We tried to get the local community involved, to see if that could help us solve the crime problem. There was precedent for this: in around 1986 Paul Mason had joined the pub- and club-watch safety committee.(He got into it by default:every time somebody applies for a licence, all the other pubs routinely object because they don’t want the competition. We were a bit on the outside to say the least, so he joined the pub-and-club network to find out how the business worked. Paul became very passionate about it; he enjoyed being involved and even headed the organization for a while.)

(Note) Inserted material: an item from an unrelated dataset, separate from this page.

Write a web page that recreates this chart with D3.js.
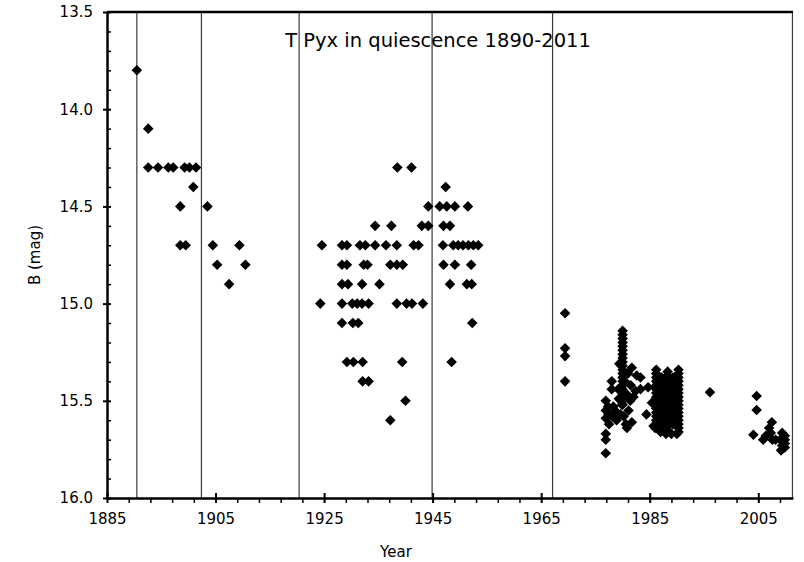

To show our willingness to help solve the drug problems,we started a drug-confiscation scheme. When the door staff searched customers and found Es, dope, coke, whatever, the drugs were given to Ang, who put them in a safety-deposit box that was then locked in the safe. I’d harass her for it all the time, Pandora’s box, I called it, saying ‘gimme gimme’, dying to see what I could find inside, rooting around like a ferret. The doormen would even tip me off: they’d say, ‘I just handed over ten Es,’ and I’d nag her for them, enjoying the wind-up.

She took her job seriously, though, and always refused (mainly telling me to ‘fuck right off’).Happily,since I didn’t know the safe combination, there was nothing I could do.

Each Monday she’d remove the drug box from the safe and take it down to the police station. Before long, the police decided that she was putting herself at risk not only of being robbed en route but also of being arrested for transporting controlled substances. At that point they decided to come by and pick them up from her; this lasted a week, after which time she had to mither them constantly to come and collect the drugs. She’d sometimes be forced to destroy them, the stockpile having built up for weeks.